Aziz Rahman, of Rahman Ravelli, argues that those waging the war against money laundering are missing the real targets.
So the European Commission wants to give the European Banking Authority (EBA) powers to ensure money laundering is investigated more consistently.
This could mean the EBA being able to ask national anti-money laundering supervisors to investigate suspected laundering and take specific action. There are also plans for national anti-money laundering supervisory authorities, improved information sharing and enhanced cooperation with non-EU countries on cross-border cases.
Could this bring results? Possibly. But it ignores the huge money laundering elephant that is set slap bang in the EU’s room. The elephant that will tell anyone who will listen that if each and every bank and enforcement agency was genuinely concerned about money laundering we wouldn’t have the need for constant EU handwringing and proposals. But they appear not to be. So we have an endless procession of procedures and tough talk. And all the while the examples of unchecked money laundering on a vast scale keep coming to light.

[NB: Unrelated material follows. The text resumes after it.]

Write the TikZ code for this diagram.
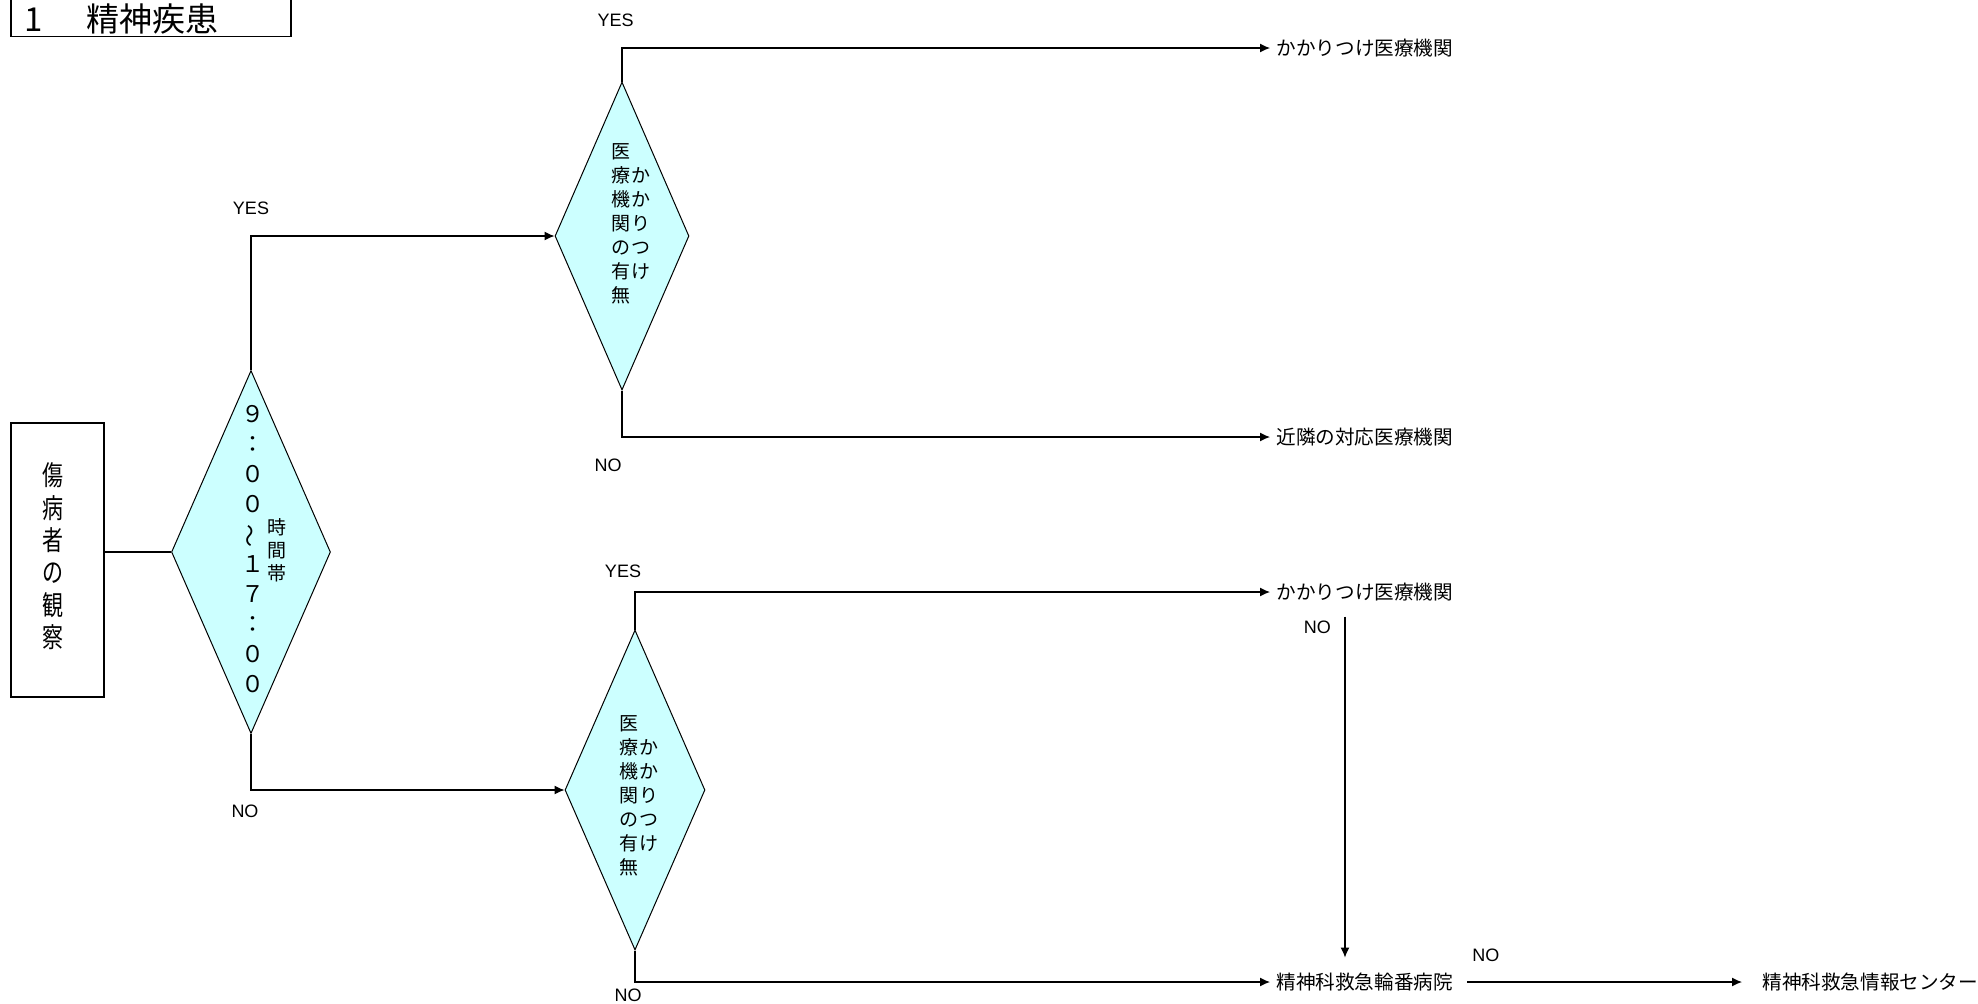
\documentclass[tikz,border=0pt]{standalone}
\usepackage{fontspec}
\setmainfont{Liberation Sans}
\newfontfamily\jp{Noto Sans CJK JP}
\usepackage{graphicx}
\usetikzlibrary{shapes.geometric,arrows.meta,calc}
\definecolor{paleaqua}{RGB}{204,255,255}
\tikzstyle{line} = [draw, -{Latex[length=5pt,width=4.5pt]}, line width=0.6pt]
\tikzstyle{block} = [draw, rectangle, line width=0.75pt, inner sep=0pt]
\tikzstyle{decision} = [draw, diamond, fill=paleaqua, line width=0.5pt, inner sep=0pt, font=\jp]
\tikzstyle{dest} = [anchor=west, inner xsep=3pt, inner ysep=2pt, font=\jp\fontsize{9.8}{9.8}\selectfont]
\tikzstyle{answer} = [inner sep=0pt, font=\fontsize{9}{9}\selectfont]
% vertical text column, and a box that does not size its node
\newcommand{\tatecol}[1]{\begin{tabular}[c]{@{}c@{}}#1\end{tabular}}
\newcommand{\flatbox}[3]{\makebox[0pt]{\smash{\raisebox{#2}{\hspace*{#1}#3}}}}

\begin{document}
\begin{tikzpicture}[x=0.5pt, y=-0.5pt]
        \useasboundingbox (0,0) rectangle (1978,1003);
        \node[block, anchor=south west, text width=140pt, align=left, text height=20pt, text depth=2.2pt, font=\jp\fontsize{16.5}{16.5}\selectfont] (title) at (10,37) {\hspace*{7pt}1\hspace{21.5pt}精神疾患};
        \node[block, minimum width=46.5pt, minimum height=137pt, font=\jp\fontsize{10.5}{12.2}\selectfont] (obs) at (57.5,560) {\hspace*{-5pt}\scalebox{1}[1.3]{\tatecol{傷\\病\\者\\の\\観\\察}}};
        \node[decision, minimum width=79.5pt, minimum height=181.5pt] (tb) at (251,552) {\flatbox{13pt}{-2.6pt}{{\fontsize{11.5}{15}\selectfont\tatecol{９\\：\\０\\０\\\rotatebox[origin=c]{90}{～}\\１\\７\\：\\０\\０}}\hspace{1.5pt}{\fontsize{9.5}{11.5}\selectfont\tatecol{時\\間\\帯}}}};
        \node[decision, minimum width=67pt, minimum height=154pt] (k1) at (622,236) {\flatbox{9pt}{2.9pt}{\fontsize{9.5}{12}\selectfont\tatecol{医\\療\\機\\関\\の\\有\\無}\hspace{0.5pt}\tatecol{か\\か\\り\\つ\\け}}};
        \node[decision, minimum width=70pt, minimum height=160pt] (k2) at (635,790) {\flatbox{4pt}{-6.1pt}{\fontsize{9.5}{12}\selectfont\tatecol{医\\療\\機\\関\\の\\有\\無}\hspace{0.5pt}\tatecol{か\\か\\り\\つ\\け}}};
        \node[dest] (dest1) at (1270,48) {かかりつけ医療機関};
        \node[dest] (near1) at (1270,437) {近隣の対応医療機関};
        \node[dest] (dest2) at (1270,592) {かかりつけ医療機関};
        \node[dest] (rinban) at (1270,982) {精神科救急輪番病院};
        \node[dest] (info) at (1756,982) {精神科救急情報センター};
        \coordinate (drop) at ([xshift=37.5pt]dest2.south west);
        \draw[line width=0.6pt] (obs.east |- tb.west) -- (tb.west);
        \path[line] (tb.north) |- node[answer, pos=0.5, above=10.5pt] {YES} (k1.west);
        \path[line] (tb.south) |- node[answer, pos=0.5, below=7.3pt, xshift=-3pt] {NO} (k2.west);
        \path[line] (k1.north) |- node[answer, pos=0.5, above=10.3pt, xshift=-3.2pt] {YES} (dest1.west);
        \path[line] (k1.south) |- node[answer, pos=0.5, below=10.8pt, xshift=-7pt] {NO} (near1.west);
        \path[line] (k2.north) |- node[answer, pos=0.5, above=6.8pt, xshift=-6pt] {YES} (dest2.west);
        \path[line] (k2.south) |- node[answer, pos=0.5, below=3.3pt, xshift=-3.5pt] {NO} (rinban.west);
        \path[line, shorten <=5.6pt, shorten >=5.5pt] (drop) -- node[answer, pos=0.06, left=6.75pt] {NO} (drop |- rinban.north);
        \path[line, shorten <=4pt, shorten >=7pt] (rinban) -- node[answer, pos=0.09, above=9.8pt] {NO} (info);
    \end{tikzpicture}
\end{document}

September saw Thomas Borgen resign as CEO of Danske Bank, as the bank finally admitted that most of the €200 billion (£178 billion) that had passed through its Estonian branch between 2007 and 2015 was laundered money being moved illegally out of Russia, the UK and the British Virgin Islands. Weeks earlier, the Dutch bank ING paid €775M to settle an investigation that it had failed to detect money laundering. Last year saw Germany’s Deutsche Bank fined almost $700M for helping wealthy Russians move $10 billion out of the country and recent months have been punctuated by high-profile money laundering cases at banks in Malta, Latvia and Spain.
In any other situation where criminal activity was known to be being conducted repeatedly on a large scale, the authorities would swoop. And they wouldn’t just make some enquiries and then hand out a large fine to an organisation. They would follow the chain of evidence, identify the individual or individuals responsible and prosecute them.
As a hypothetical example, if a group of three people who worked for the same bank could be proven to have murdered a number of people, they would be arrested, charged, prosecuted and (if the trial went as the authorities hoped) would be convicted and likely to spend a large number of years in prison. There wouldn’t be a lengthy enquiry that saw the bank they worked for given a hefty financial penalty while the three bad guys were left free to keep committing the crimes. So why is that the case with money laundering?
Regardless of whether the new EU proposals are introduced, the question has to be asked: are the authorities genuinely bothered about bringing to book the people who facilitate money laundering? There is little doubt that the powers that be are keen to strip people of what they believe to be the proceeds of crime. In our experience they often seem misguided or overzealous in doing this. But how many people working in the financial services industries have been prosecuted for laundering money for those who have earned it through crime? Have there been any?
Tough talk about laundering may have some merit. After all, close cooperation between authorities must surely result in more effective detection of laundering. Yet detection hardly seems to be the answer. We already know that while one major money laundering operation is being uncovered the likelihood is that many, many more are functioning safe in the knowledge that they may never be detected. And those involved in the banking side of such operations can, it seems, continue to launder with impunity. Everything we know about laundering points to the fact that while the banks they work for may receive a costly slap on the wrists they themselves will escape prosecution.
So my argument is not that more measures to identify money laundering are unwelcome or unnecessary. It is that they are always going to be hugely ineffective as a deterrent if those who physically do the laundering are never prosecuted.
In the UK, we are seeing increased efforts by the authorities to take the assets of those who are believed to have obtained them from crime. Unexplained wealth orders are just the latest attempt to put anyone with suspect sources of wealth “on the spot’’. And that is an understandable strategy. But anyone with expensive houses, cars and a vast array of other costly assets bought with tainted money has only been able to do so because someone in a bank has helped launder that money. So would it not be more effective to go for them?
Efforts are constantly being made to respond to certain countries being awash with laundered money. But the priority seems to be taking that wealth from those who possess it while fining the banks involved. Would it not make more sense to go after the individuals in the banks who have enabled laundered cash to flood into countries? Maybe then the tap can be turned off and the flood of laundered money would become a trickle.